I agree with this and more. The way I was taught the passive in Arabic was that there was no need to mention the agent in the first place. Although I wasn't taught this specific rule about the ب not being permissible.


> So, I'm wondering:
> If we can say كُتبت بِيَدِ شاعر كبير what is there to prevent us from doing away with the idaafa and just saying كُتبت  بِشاعر كبير ?


While I still prefer the active voice, and only barely accepting بيد شاعر/على يد شاعر , I think that كُتبت بشاعر feels like the poet himself was a tool in writing, not the person who wrote. It's like كُتبت بقلم .


----------



## akhooha

Thank you Cherine. It's interesting to see how grammatical structures from other languages appear to be creeping into MSA...


----------



## ayed

I concur with lark-lover.
If you want to express the same sentence in passive voice, you could say:
*هذه الرواية كتبها/ألفها شاعر عربي كبير*


----------



## aurelien.demarest

Thanks guys for your help.

Aurélien


----------



## suma

I often hear 
بقلم شاعر عربي كبير
and even that can be shortened to:
بشاعر عربي كبير


----------



## Bakr

suma said:


> I often hear
> بقلم شاعر عربي كبير
> and even that can be shortened to:
> بشاعر عربي كبير


أتفق معك على
بقلم شاعر عربي كبير
ولكن
بشاعر عربي كبير 
لن تفيد المعنى..ورغم هذا الحديث عن المبني للمجهول وعدم ذكر الفاعل، أرتكب مثل هذا الخطأ عند الترجمة
كتبت هذه الرواية من طرف/من قبل شاعر عربي كبير


----------



## jack_1313

cherine said:


> This sentence is best expressed in the active voice, not the passive.

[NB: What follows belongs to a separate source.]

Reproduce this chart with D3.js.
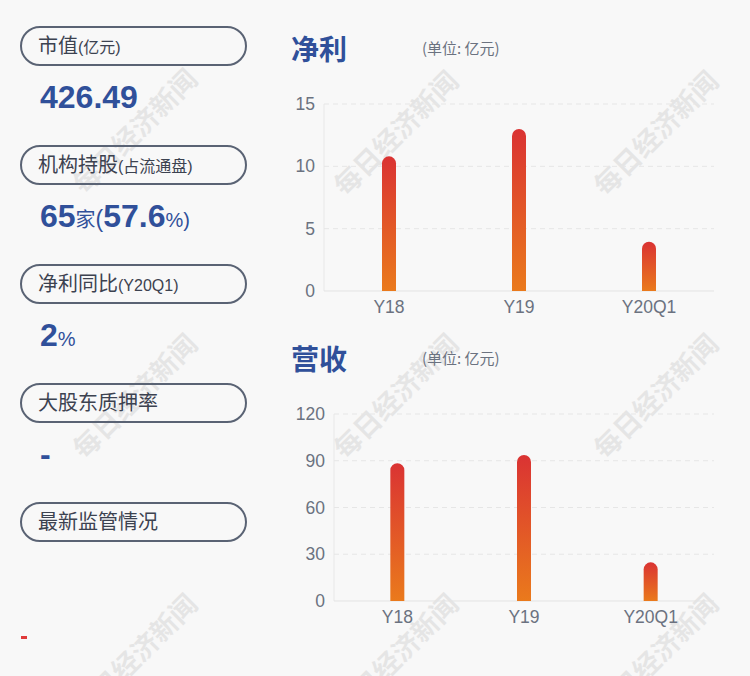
<!DOCTYPE html>
<html><head><meta charset="utf-8">
<script src="https://cdn.jsdelivr.net/npm/d3@7"></script>
<style>
html,body{margin:0;padding:0;background:#f8f8f8;}
svg{display:block;font-family:"Liberation Sans","Noto Sans CJK SC",sans-serif;}
</style></head>
<body><svg id="c" width="750" height="676"></svg>
<script>
const categories = ["Y18", "Y19", "Y20Q1"];
const profitValues = [10.8, 13.0, 3.95];
const revenueValues = [88.4, 93.7, 24.8];
const profitTicks = [0, 5, 10, 15];
const revenueTicks = [0, 30, 60, 90, 120];
const panelLabels = [["市值", "(亿元)"], ["机构持股", "(占流通盘)"], ["净利同比", "(Y20Q1)"], ["大股东质押率", ""], ["最新监管情况", ""]];
const panelValues = [
  [["426.49", 32, "bold"]],
  [["65", 32, "bold"], ["家", 20, "normal"], ["(", 23, "normal"], ["57.6", 32, "bold"], ["%)", 20, "normal"]],
  [["2", 32, "bold"], ["%", 20, "normal"]],
  [["-", 32, "bold"]],
  []
];

const svg = d3.select("#c");
const blue = "#30509a", grey = "#6b7280";

// watermarks
const wm = svg.append("g");
[[134,130],[395,132],[655,132],[134,395],[395,395],[655,395],[134,655],[395,655],[655,655]].forEach(([x,y]) => {
  wm.append("text").attr("transform", `translate(${x},${y}) rotate(-45)`)
    .attr("text-anchor","middle").attr("dominant-baseline","central")
    .attr("font-size",27).attr("font-weight","bold").attr("fill","#000").attr("opacity",0.07)
    .attr("font-family","Noto Sans CJK SC").text("每日经济新闻");
});

// left panels
panelLabels.forEach((lab, i) => {
  const top = 27 + i * 119;
  const g = svg.append("g");
  g.append("rect").attr("x",21).attr("y",top).attr("width",225).attr("height",38)
    .attr("rx",19).attr("fill","none").attr("stroke","#5a6374").attr("stroke-width",2);
  const t = g.append("text").attr("x",38).attr("y",top+26).attr("fill","#3c4250")
    .attr("font-family","Noto Sans CJK SC");
  t.append("tspan").attr("font-size",20).text(lab[0]);
  if (lab[1]) t.append("tspan").attr("font-size",16).attr("font-family","Liberation Sans, Noto Sans CJK SC").text(lab[1]);
  const vals = panelValues[i];
  if (vals.length) {
    const v = g.append("text").attr("x",40).attr("y",top+81).attr("fill",blue);
    vals.forEach(([s, fs, fw]) => v.append("tspan").attr("font-size",fs).attr("font-weight",fw)
      .attr("font-family", /[\u4e00-\u9fff]/.test(s) ? "Noto Sans CJK SC" : "Liberation Sans").text(s));
  }
});
svg.append("rect").attr("x",21).attr("y",636).attr("width",6).attr("height",3).attr("fill","#e03a3a");

// gradient
const defs = svg.append("defs");
const grad = defs.append("linearGradient").attr("id","bg").attr("x1",0).attr("y1",0).attr("x2",0).attr("y2",1);
grad.append("stop").attr("offset","0%").attr("stop-color","#da3333");
grad.append("stop").attr("offset","100%").attr("stop-color","#ea7a1c");

function chart(title, values, ticks, top, x0, x1, y0, y1) {
  const g = svg.append("g");
  g.append("text").attr("x",291).attr("y",top+30).attr("font-size",28).attr("font-weight","bold")
    .attr("fill",blue).attr("font-family","Noto Sans CJK SC").text(title);
  g.append("text").attr("x",422).attr("y",top+24).attr("font-size",15).attr("fill",grey)
    .attr("font-family","Noto Sans CJK SC").text("(单位: 亿元)");
  const x = d3.scaleBand().domain(categories).range([x0, x1]);
  const y = d3.scaleLinear().domain([0, d3.max(ticks)]).range([y0, y1]);
  ticks.forEach(t => {
    if (t > 0) g.append("line").attr("x1",x0).attr("x2",x1).attr("y1",y(t)).attr("y2",y(t))
      .attr("stroke","#e6e6e6").attr("stroke-dasharray","5,4");
  });
  g.append("line").attr("x1",x0).attr("x2",x0).attr("y1",y1).attr("y2",y0).attr("stroke","#e8e8e8");
  g.append("line").attr("x1",x0).attr("x2",x1).attr("y1",y0).attr("y2",y0).attr("stroke","#e3e3e3");
  const ya = d3.axisLeft(y).tickValues(ticks).tickSize(0).tickPadding(9);
  const ay = g.append("g").attr("transform",`translate(${x0},0)`).call(ya);
  ay.select(".domain").remove();
  ay.selectAll("text").attr("font-size",17.5).attr("fill",grey).attr("font-family","Liberation Sans");
  const xa = d3.axisBottom(x).tickSize(0).tickPadding(10);
  const ax = g.append("g").attr("transform",`translate(0,${y0})`).call(xa);
  ax.select(".domain").remove();
  ax.selectAll("text").attr("font-size",17.5).attr("fill",grey).attr("font-family","Liberation Sans");
  const bw = 14;
  g.selectAll(".bar").data(values).enter().append("path")
    .attr("fill","url(#bg)")
    .attr("d",(d,i) => {
      const cx = x(categories[i]) + x.bandwidth()/2, l = cx - bw/2, r = cx + bw/2, t = y(d), b = y0, rr = bw/2;
      return `M${l},${b} L${l},${t+rr} A${rr},${rr} 0 0 1 ${r},${t+rr} L${r},${b} Z`;
    });
}
chart("净利", profitValues, profitTicks, 30, 324, 714, 291, 104);
chart("营收", revenueValues, revenueTicks, 340, 334, 714, 601, 414);
</script></body></html>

Elaborating on this: in English, like in Arabic, we generally avoid the passive voice. But one of the reasons that we might want to use it is to put the focus of the sentence on what would normally be the object of the verb by bringing it to the front (front focus, in linguistic terms). _This novel was written by a great Arab poet_ would be appropriate in a paragraph about the novel, as opposed to a paragraph about the poet.

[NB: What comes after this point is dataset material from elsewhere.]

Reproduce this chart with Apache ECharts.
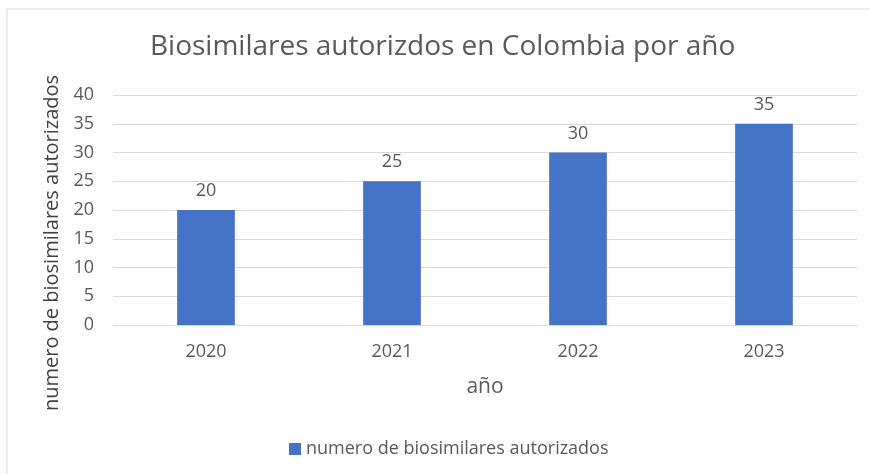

In Arabic, the flexibility of the subject/verb/object word order allows us to move the object forward in the sentence, thus adding focus to it, without switching into the passive voice. That's why this sentence would be better translated into Arabic using the active voice.


----------



## fdb

jack_1313 said:


> Elaborating on this: in English, like in Arabic, we generally avoid the passive voice. But one of the reasons that we might want to use it is to put the focus of the sentence on what would normally be the object of the verb by bringing it to the front (front focus, in linguistic terms). _This novel was written by a great Arab poet_ would be appropriate in a paragraph about the novel, as opposed to a paragraph about the poet.
> 
> In Arabic, the flexibility of the subject/verb/object word order allows us to move the object forward in the sentence, thus adding focus to it, without switching into the passive voice. That's why this sentence would be better translated into Arabic using the active voice.

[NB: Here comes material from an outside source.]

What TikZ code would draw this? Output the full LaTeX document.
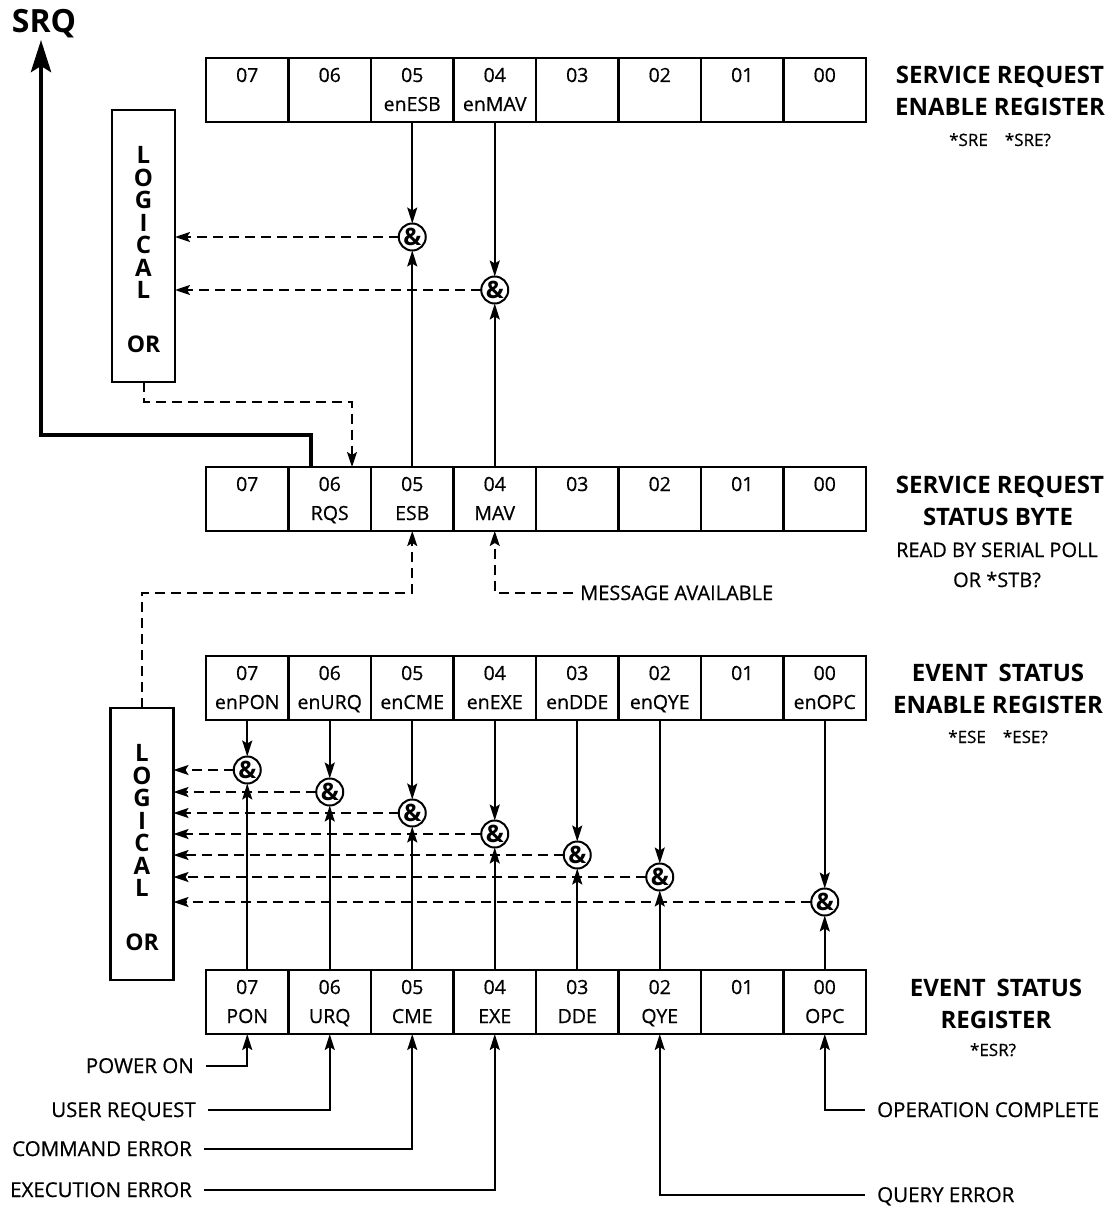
\documentclass[tikz,border=0pt]{standalone}
\usepackage{fontspec}
\setmainfont{Open Sans}[UprightFeatures={FakeBold=0.6}]
\usetikzlibrary{arrows.meta,calc}
\begin{document}
\begin{tikzpicture}[x=1pt,y=-1pt,
  cell/.style={draw,line width=2.3pt,minimum width=82.5pt,minimum height=64pt,inner sep=0pt,outer sep=0pt},
  ctxt/.style={inner sep=0pt,font=\fontsize{19.5}{19.5}\selectfont,text height=14pt,text depth=0pt},
  andg/.style={circle,draw,line width=2pt,minimum size=27pt,inner sep=0pt,outer sep=0pt,font=\bfseries\fontsize{24}{24}\selectfont},
  orbox/.style={draw,line width=2.3pt,minimum width=63pt,minimum height=272pt,inner sep=0pt,outer sep=0pt},
  orletters/.style={inner sep=0pt,align=center,font=\bfseries\fontsize{24}{22.5}\selectfont},
  ortxt/.style={inner sep=0pt,font=\bfseries\fontsize{23}{23}\selectfont},
  title/.style={inner sep=0pt,font=\bfseries\fontsize{24}{24}\selectfont,text height=17pt,text depth=0pt},
  cmd/.style={inner sep=0pt,font=\fontsize{17}{17}\selectfont,text height=12pt,text depth=0pt},
  note/.style={inner sep=0pt,font=\fontsize{20}{20}\selectfont,text height=14pt,text depth=0pt},
  inlbl/.style={inner ysep=0pt,inner xsep=12pt,font=\fontsize{20.5}{20.5}\selectfont,text height=14pt,text depth=0pt},
  sarr/.style={line width=2pt,-{Stealth[length=16pt,width=10pt,inset=3pt]}},
  darr/.style={line width=2pt,dash pattern=on 10pt off 6pt,-{Stealth[length=15pt,width=10pt,inset=3pt]}},
]
\useasboundingbox (0,0) rectangle (1117,1209);

% ---------- registers ----------
\foreach \i/\nm [count=\k from 0] in {7/,6/,5/enESB,4/enMAV,3/,2/,1/,0/}{
  \node[cell] (sre\i) at (247.25+82.5*\k,90) {};
  \node[ctxt] (sren\i) at (247.25+82.5*\k,75) {0\i};
  \node[ctxt] (srel\i) at (247.25+82.5*\k,104) {\nm};
}
\foreach \i/\nm [count=\k from 0] in {7/,6/RQS,5/ESB,4/MAV,3/,2/,1/,0/}{
  \node[cell] (srb\i) at (247.25+82.5*\k,499) {};
  \node[ctxt] (srbn\i) at (247.25+82.5*\k,484) {0\i};
  \node[ctxt] (srbl\i) at (247.25+82.5*\k,513) {\nm};
}
\foreach \i/\nm [count=\k from 0] in {7/enPON,6/enURQ,5/enCME,4/enEXE,3/enDDE,2/enQYE,1/,0/enOPC}{
  \node[cell] (ese\i) at (247.25+82.5*\k,688) {};
  \node[ctxt] (esen\i) at (247.25+82.5*\k,673) {0\i};
  \node[ctxt] (esel\i) at (247.25+82.5*\k,702) {\nm};
}
\foreach \i/\nm [count=\k from 0] in {7/PON,6/URQ,5/CME,4/EXE,3/DDE,2/QYE,1/,0/OPC}{
  \node[cell] (esr\i) at (247.25+82.5*\k,1002) {};
  \node[ctxt] (esrn\i) at (247.25+82.5*\k,987) {0\i};
  \node[ctxt] (esrl\i) at (247.25+82.5*\k,1016) {\nm};
}

% ---------- right-hand titles ----------
\node[title] (t1a) at (1000,75) {SERVICE REQUEST};
\node[title] (t1b) at (1000,107) {ENABLE REGISTER};
\node[cmd]   (t1c) at (1000,140) {*SRE\hspace{1em}*SRE?};
\node[title] (t2a) at (1000,485) {SERVICE REQUEST};
\node[title] (t2b) at (998,517) {STATUS BYTE};
\node[note]  (t2c) at (997,550) {READ BY SERIAL POLL};
\node[note]  (t2d) at (997,580) {OR *STB?};
\node[title] (t3a) at (998,673) {EVENT\hspace{0.45em}STATUS};
\node[title] (t3b) at (998,705) {ENABLE REGISTER};
\node[cmd]   (t3c) at (998,737) {*ESE\hspace{1em}*ESE?};
\node[title] (t4a) at (996,988) {EVENT\hspace{0.45em}STATUS};
\node[title] (t4b) at (996,1020) {REGISTER};
\node[cmd]   (t4c) at (993,1050) {*ESR?};

% ---------- logical OR boxes ----------
\node[orbox] (or1) at (143.5,246) {};
\node[orletters] (or1t) at (143.5,222.5) {L\\O\\G\\I\\C\\A\\L};
\node[ortxt] (or1or) at (143.5,344) {OR};

\node[orbox] (or2) at (142,844) {};
\node[orletters] (or2t) at (142,820.5) {L\\O\\G\\I\\C\\A\\L};
\node[ortxt] (or2or) at (142,942) {OR};

% ---------- SRQ ----------
\node[inner sep=0pt,font=\bfseries\fontsize{32}{32}\selectfont] (srq) at (44,24) {SRQ};
\coordinate (srqtip) at (41,40);
\coordinate (srqbend) at (41,435);
\draw[line width=4.5pt,-{Stealth[length=32pt,width=20pt,inset=6pt]}]
  ($(srb6.north west)+(22.5,0)$) |- (srqbend) -- (srqtip);

% ---------- service request enable gates ----------
\node[andg] (a5) at (412.25,237) {\&};
\node[andg] (a4) at (494.75,290) {\&};
\draw[sarr] (sre5.south) -- (a5.north);
\draw[sarr] (srb5.north) -- (a5.south);
\draw[sarr] (sre4.south) -- (a4.north);
\draw[sarr] (srb4.north) -- (a4.south);
\draw[darr] (a5.west) -- (a5.west -| or1.east);
\draw[darr] (a4.west) -- (a4.west -| or1.east);

% OR1 -> RQS
\draw[darr] (or1.south) -- ++(0,20) -| ($(srb6.north west)+(63.5,0)$);

% OR2 -> ESB
\draw[darr] (or2.north) -- ++(0,-115) -| (srb5.south);

% message available -> MAV
\node[note,anchor=west] (msg) at (580,593) {MESSAGE AVAILABLE};
\draw[darr] ($(msg.west)+(-7,0)$) -| (srb4.south);

% ---------- event status enable gates ----------
\foreach \i/\x/\y in {7/247.25/770,6/329.75/792,5/412.25/813,4/494.75/834,3/577.25/855,2/659.75/877,0/824.75/902}{
  \node[andg] (e\i) at (\x,\y) {\&};
  \draw[sarr] (ese\i.south) -- (e\i.north);
  \draw[sarr] (esr\i.north) -- (e\i.south);
  \draw[darr] (e\i.west) -- (e\i.west -| or2.east);
}

% ---------- event inputs ----------
\node[inlbl,anchor=east] (pon) at (206,1066) {POWER ON};
\node[inlbl,anchor=east] (urq) at (208,1110) {USER REQUEST};
\node[inlbl,anchor=east] (cme) at (204,1149) {COMMAND ERROR};
\node[inlbl,anchor=east] (exe) at (204,1190) {EXECUTION ERROR};
\node[inlbl,anchor=west] (opc) at (865,1110) {OPERATION COMPLETE};
\node[inlbl,anchor=west] (qye) at (865,1195) {QUERY ERROR};
\draw[sarr] (pon.east) -| (esr7.south);
\draw[sarr] (urq.east) -| (esr6.south);
\draw[sarr] (cme.east) -| (esr5.south);
\draw[sarr] (exe.east) -| (esr4.south);
\draw[sarr] (opc.west) -| (esr0.south);
\draw[sarr] (qye.west) -| (esr2.south);
\end{tikzpicture}
\end{document}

If I may modify this a bit: the difference is not in the “word order”, or in “moving the object forward in the sentence”. If you say: 

kataba l-muʼallifu l-kitāba

then al-kitāba is the direct object (مفعول) of a verbal sentence. But if you say:

al-kitābu katabahu l-muʼallifu

then al-kitābu is the topic (مبتدأ) of a nominal sentence. So these are two different types of sentence.


----------